§ **Objective**
Keep the images out and copy every entry below exactly.

§ **Records supplied**
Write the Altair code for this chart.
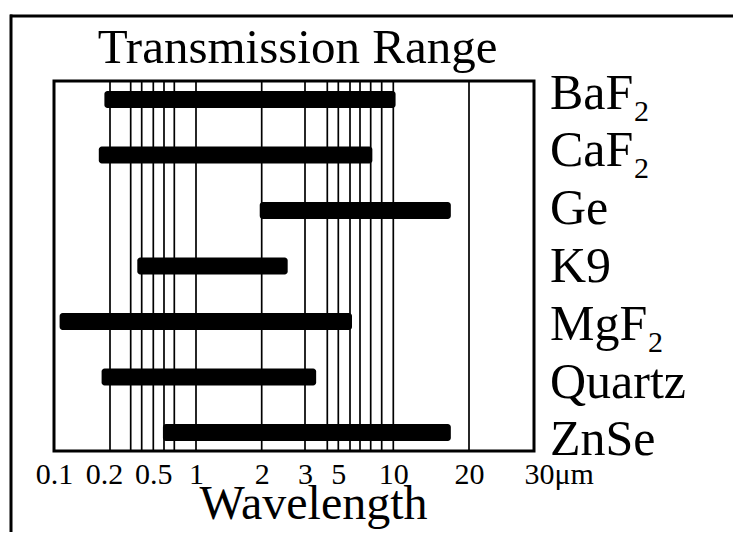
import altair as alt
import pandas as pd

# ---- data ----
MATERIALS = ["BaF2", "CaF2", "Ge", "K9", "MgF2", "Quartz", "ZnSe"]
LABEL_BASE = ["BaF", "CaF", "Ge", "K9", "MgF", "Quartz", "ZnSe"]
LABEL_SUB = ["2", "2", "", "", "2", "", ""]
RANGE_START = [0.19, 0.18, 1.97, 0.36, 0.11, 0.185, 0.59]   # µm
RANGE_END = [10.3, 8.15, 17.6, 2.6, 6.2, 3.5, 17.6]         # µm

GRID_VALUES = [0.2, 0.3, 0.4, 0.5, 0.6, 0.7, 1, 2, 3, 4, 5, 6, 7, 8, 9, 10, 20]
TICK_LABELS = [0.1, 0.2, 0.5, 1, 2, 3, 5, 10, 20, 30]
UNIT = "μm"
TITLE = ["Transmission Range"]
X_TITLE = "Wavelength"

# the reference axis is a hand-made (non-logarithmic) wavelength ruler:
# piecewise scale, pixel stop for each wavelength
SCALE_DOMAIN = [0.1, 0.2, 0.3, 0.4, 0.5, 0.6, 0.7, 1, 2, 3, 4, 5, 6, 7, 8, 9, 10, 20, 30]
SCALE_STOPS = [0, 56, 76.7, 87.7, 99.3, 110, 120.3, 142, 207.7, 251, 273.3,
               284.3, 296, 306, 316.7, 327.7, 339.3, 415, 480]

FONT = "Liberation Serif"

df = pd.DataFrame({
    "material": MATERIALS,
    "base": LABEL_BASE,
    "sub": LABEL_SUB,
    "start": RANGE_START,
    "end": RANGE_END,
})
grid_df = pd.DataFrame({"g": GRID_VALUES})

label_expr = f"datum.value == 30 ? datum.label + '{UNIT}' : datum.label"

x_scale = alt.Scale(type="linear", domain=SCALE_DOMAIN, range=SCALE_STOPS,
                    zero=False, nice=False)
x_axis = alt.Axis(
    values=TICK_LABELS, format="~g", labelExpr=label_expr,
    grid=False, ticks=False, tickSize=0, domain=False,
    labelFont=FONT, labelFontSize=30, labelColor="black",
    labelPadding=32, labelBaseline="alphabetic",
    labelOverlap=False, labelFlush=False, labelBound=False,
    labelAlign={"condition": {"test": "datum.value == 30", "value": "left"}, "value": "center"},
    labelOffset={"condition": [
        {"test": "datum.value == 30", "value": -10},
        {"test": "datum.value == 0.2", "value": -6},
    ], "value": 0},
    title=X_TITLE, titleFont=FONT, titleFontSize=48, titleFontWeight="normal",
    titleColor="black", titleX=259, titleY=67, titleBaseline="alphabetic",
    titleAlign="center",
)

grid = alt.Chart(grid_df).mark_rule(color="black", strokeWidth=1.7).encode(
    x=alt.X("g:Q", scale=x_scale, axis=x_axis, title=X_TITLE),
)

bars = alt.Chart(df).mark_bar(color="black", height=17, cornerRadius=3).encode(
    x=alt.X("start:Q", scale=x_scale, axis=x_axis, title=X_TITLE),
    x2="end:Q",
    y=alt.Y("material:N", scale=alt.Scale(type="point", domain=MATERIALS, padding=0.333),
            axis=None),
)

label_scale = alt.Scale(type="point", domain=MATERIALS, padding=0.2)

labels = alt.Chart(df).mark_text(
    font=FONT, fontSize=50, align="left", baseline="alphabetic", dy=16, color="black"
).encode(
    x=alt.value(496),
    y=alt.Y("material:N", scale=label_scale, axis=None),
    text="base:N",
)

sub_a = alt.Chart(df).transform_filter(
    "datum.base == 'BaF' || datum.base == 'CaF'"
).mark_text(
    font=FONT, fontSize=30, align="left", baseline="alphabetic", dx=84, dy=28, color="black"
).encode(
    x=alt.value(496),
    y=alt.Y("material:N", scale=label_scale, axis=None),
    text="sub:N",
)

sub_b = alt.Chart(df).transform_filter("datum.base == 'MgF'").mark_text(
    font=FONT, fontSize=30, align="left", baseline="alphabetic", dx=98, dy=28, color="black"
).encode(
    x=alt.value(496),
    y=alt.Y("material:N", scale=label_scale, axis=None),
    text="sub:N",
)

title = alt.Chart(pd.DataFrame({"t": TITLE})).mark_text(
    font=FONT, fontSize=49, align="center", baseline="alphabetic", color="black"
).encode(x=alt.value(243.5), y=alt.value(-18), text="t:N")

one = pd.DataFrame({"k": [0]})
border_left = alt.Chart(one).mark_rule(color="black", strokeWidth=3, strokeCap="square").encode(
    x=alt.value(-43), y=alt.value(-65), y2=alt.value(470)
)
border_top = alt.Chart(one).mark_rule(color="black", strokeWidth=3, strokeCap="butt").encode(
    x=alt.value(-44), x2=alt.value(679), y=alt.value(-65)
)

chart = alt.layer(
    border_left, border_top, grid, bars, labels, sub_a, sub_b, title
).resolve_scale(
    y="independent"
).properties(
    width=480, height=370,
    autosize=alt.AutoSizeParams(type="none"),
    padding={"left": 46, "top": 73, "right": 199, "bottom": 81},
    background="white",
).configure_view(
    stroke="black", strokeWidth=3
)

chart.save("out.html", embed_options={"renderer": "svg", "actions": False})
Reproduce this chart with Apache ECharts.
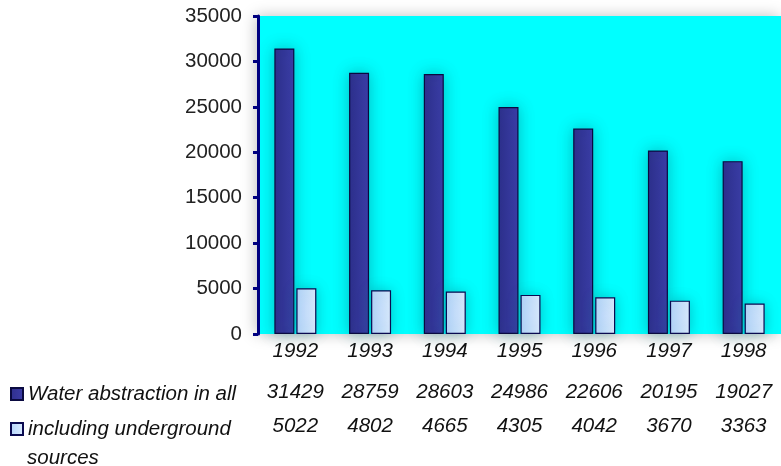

§ **Correct answer**
Write the Altair code for this chart.
import altair as alt
import pandas as pd

# ---- data ----
MATERIALS = ["BaF2", "CaF2", "Ge", "K9", "MgF2", "Quartz", "ZnSe"]
LABEL_BASE = ["BaF", "CaF", "Ge", "K9", "MgF", "Quartz", "ZnSe"]
LABEL_SUB = ["2", "2", "", "", "2", "", ""]
RANGE_START = [0.19, 0.18, 1.97, 0.36, 0.11, 0.185, 0.59]   # µm
RANGE_END = [10.3, 8.15, 17.6, 2.6, 6.2, 3.5, 17.6]         # µm

GRID_VALUES = [0.2, 0.3, 0.4, 0.5, 0.6, 0.7, 1, 2, 3, 4, 5, 6, 7, 8, 9, 10, 20]
TICK_LABELS = [0.1, 0.2, 0.5, 1, 2, 3, 5, 10, 20, 30]
UNIT = "μm"
TITLE = ["Transmission Range"]
X_TITLE = "Wavelength"

# the reference axis is a hand-made (non-logarithmic) wavelength ruler:
# piecewise scale, pixel stop for each wavelength
SCALE_DOMAIN = [0.1, 0.2, 0.3, 0.4, 0.5, 0.6, 0.7, 1, 2, 3, 4, 5, 6, 7, 8, 9, 10, 20, 30]
SCALE_STOPS = [0, 56, 76.7, 87.7, 99.3, 110, 120.3, 142, 207.7, 251, 273.3,
               284.3, 296, 306, 316.7, 327.7, 339.3, 415, 480]

FONT = "Liberation Serif"

df = pd.DataFrame({
    "material": MATERIALS,
    "base": LABEL_BASE,
    "sub": LABEL_SUB,
    "start": RANGE_START,
    "end": RANGE_END,
})
grid_df = pd.DataFrame({"g": GRID_VALUES})

label_expr = f"datum.value == 30 ? datum.label + '{UNIT}' : datum.label"

x_scale = alt.Scale(type="linear", domain=SCALE_DOMAIN, range=SCALE_STOPS,
                    zero=False, nice=False)
x_axis = alt.Axis(
    values=TICK_LABELS, format="~g", labelExpr=label_expr,
    grid=False, ticks=False, tickSize=0, domain=False,
    labelFont=FONT, labelFontSize=30, labelColor="black",
    labelPadding=32, labelBaseline="alphabetic",
    labelOverlap=False, labelFlush=False, labelBound=False,
    labelAlign={"condition": {"test": "datum.value == 30", "value": "left"}, "value": "center"},
    labelOffset={"condition": [
        {"test": "datum.value == 30", "value": -10},
        {"test": "datum.value == 0.2", "value": -6},
    ], "value": 0},
    title=X_TITLE, titleFont=FONT, titleFontSize=48, titleFontWeight="normal",
    titleColor="black", titleX=259, titleY=67, titleBaseline="alphabetic",
    titleAlign="center",
)

grid = alt.Chart(grid_df).mark_rule(color="black", strokeWidth=1.7).encode(
    x=alt.X("g:Q", scale=x_scale, axis=x_axis, title=X_TITLE),
)

bars = alt.Chart(df).mark_bar(color="black", height=17, cornerRadius=3).encode(
    x=alt.X("start:Q", scale=x_scale, axis=x_axis, title=X_TITLE),
    x2="end:Q",
    y=alt.Y("material:N", scale=alt.Scale(type="point", domain=MATERIALS, padding=0.333),
            axis=None),
)

label_scale = alt.Scale(type="point", domain=MATERIALS, padding=0.2)

labels = alt.Chart(df).mark_text(
    font=FONT, fontSize=50, align="left", baseline="alphabetic", dy=16, color="black"
).encode(
    x=alt.value(496),
    y=alt.Y("material:N", scale=label_scale, axis=None),
    text="base:N",
)

sub_a = alt.Chart(df).transform_filter(
    "datum.base == 'BaF' || datum.base == 'CaF'"
).mark_text(
    font=FONT, fontSize=30, align="left", baseline="alphabetic", dx=84, dy=28, color="black"
).encode(
    x=alt.value(496),
    y=alt.Y("material:N", scale=label_scale, axis=None),
    text="sub:N",
)

sub_b = alt.Chart(df).transform_filter("datum.base == 'MgF'").mark_text(
    font=FONT, fontSize=30, align="left", baseline="alphabetic", dx=98, dy=28, color="black"
).encode(
    x=alt.value(496),
    y=alt.Y("material:N", scale=label_scale, axis=None),
    text="sub:N",
)

title = alt.Chart(pd.DataFrame({"t": TITLE})).mark_text(
    font=FONT, fontSize=49, align="center", baseline="alphabetic", color="black"
).encode(x=alt.value(243.5), y=alt.value(-18), text="t:N")

one = pd.DataFrame({"k": [0]})
border_left = alt.Chart(one).mark_rule(color="black", strokeWidth=3, strokeCap="square").encode(
    x=alt.value(-43), y=alt.value(-65), y2=alt.value(470)
)
border_top = alt.Chart(one).mark_rule(color="black", strokeWidth=3, strokeCap="butt").encode(
    x=alt.value(-44), x2=alt.value(679), y=alt.value(-65)
)

chart = alt.layer(
    border_left, border_top, grid, bars, labels, sub_a, sub_b, title
).resolve_scale(
    y="independent"
).properties(
    width=480, height=370,
    autosize=alt.AutoSizeParams(type="none"),
    padding={"left": 46, "top": 73, "right": 199, "bottom": 81},
    background="white",
).configure_view(
    stroke="black", strokeWidth=3
)

chart.save("out.html", embed_options={"renderer": "svg", "actions": False})
Reproduce this chart with Apache ECharts.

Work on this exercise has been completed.